Assuming that a web server is running and the path maps to a valid document, the server would reply with the following message:

HTTP/1.1 200 OK
Date: Sat, 18 Mar 2000 20:35:35 GMT
Server: Apache/1.3.9 (Unix)
Last-Modified: Wed, 20 May 1998 14:59:42 GMT
ETag: "74916-656-3562efde"
Content-Length: 141
Content-Type: text/html

<HTML>
<HEAD><TITLE>Sample Document</TITLE></HEAD>
<BODY>
  <H1>Sample Document</H1>
  <P>This is a sample HTML document!</P>
</BODY>
</HTML>

In this example, the request includes a header but no content. The response includes both a header and HTML content, separated by a blank line (see Figure 2-3).

Figure 2-3. The HTTP header/body message structure

2.2.2. HTTP Headers

If you are familiar with the format of Internet email, this header and body syntax may look familiar to you.
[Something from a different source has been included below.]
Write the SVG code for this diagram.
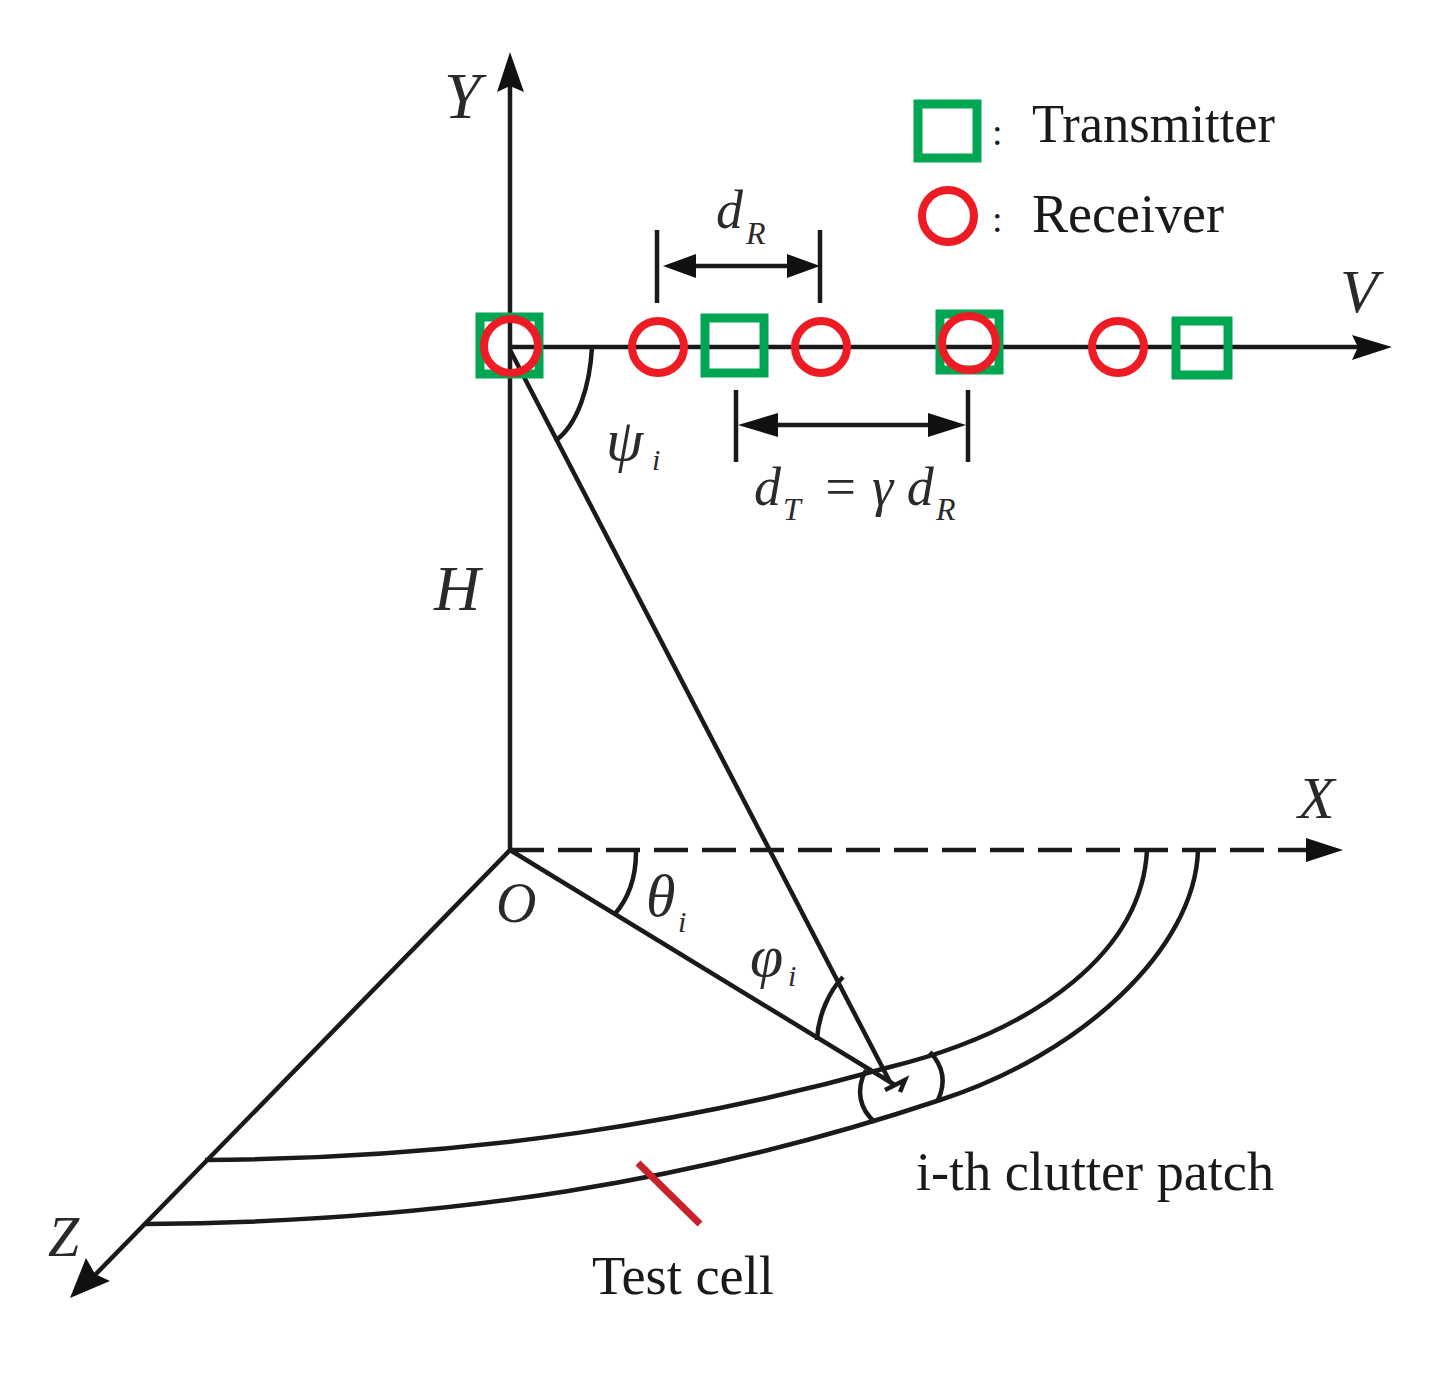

Historically, the format of HTTP messages is based upon many of the conventions used by Internet email, as established by MIME (Multipurpose Internet Mail Extensions). Do not be tricked into thinking that HTTP and MIME headers are the same, however. The similarity extends only to certain fields, and many early similarities have changed in later versions of HTTP.

Here are the important things to know about header syntax:

The first line of the header has a unique format and special meaning. It is called a request line in requests and a status line in replies.
The remainder of the header lines contain name-value pairs. The name and value are separated by a colon and any combination of spaces and/or tabs. These lines are called header fields .
Some header fields may have multiple values. This can be represented by having multiple header fields contain the same field name and different values or by including all the values in the header field separated by a comma.
Field names are not case-sensitive; e.g., Content-Type is the same as Content-type.
Header fields don't have to appear in any special order.
Every line in the header must be terminated by a carriage return and line feed sequence, which is often abbreviated as CRLF and represented as \015\012 in Perl on ASCII systems.
The header must be separated from the content by a blank line. In other words, the last header line must end with two CRLFs.

2.2.3. HTTP 1.1 and HTTP 1.0

This chapter discusses HTTP 1.1, which includes several improvements to previous versions of HTTP. Although HTTP 1.1 is backward-compatible, there are many new features in HTTP 1.1 not recognized by HTTP 1.0 applications. There are even a few instances where the new protocol can cause problematic behavior with older applications, especially with caching. Most major web servers and browsers are now HTTP 1.1-compliant as this book is being written. There will continue to be HTTP 1.0 applications on the Web for some time, however. Features discussed in this chapter that differ between HTTP 1.1 and HTTP 1.0 will be noted.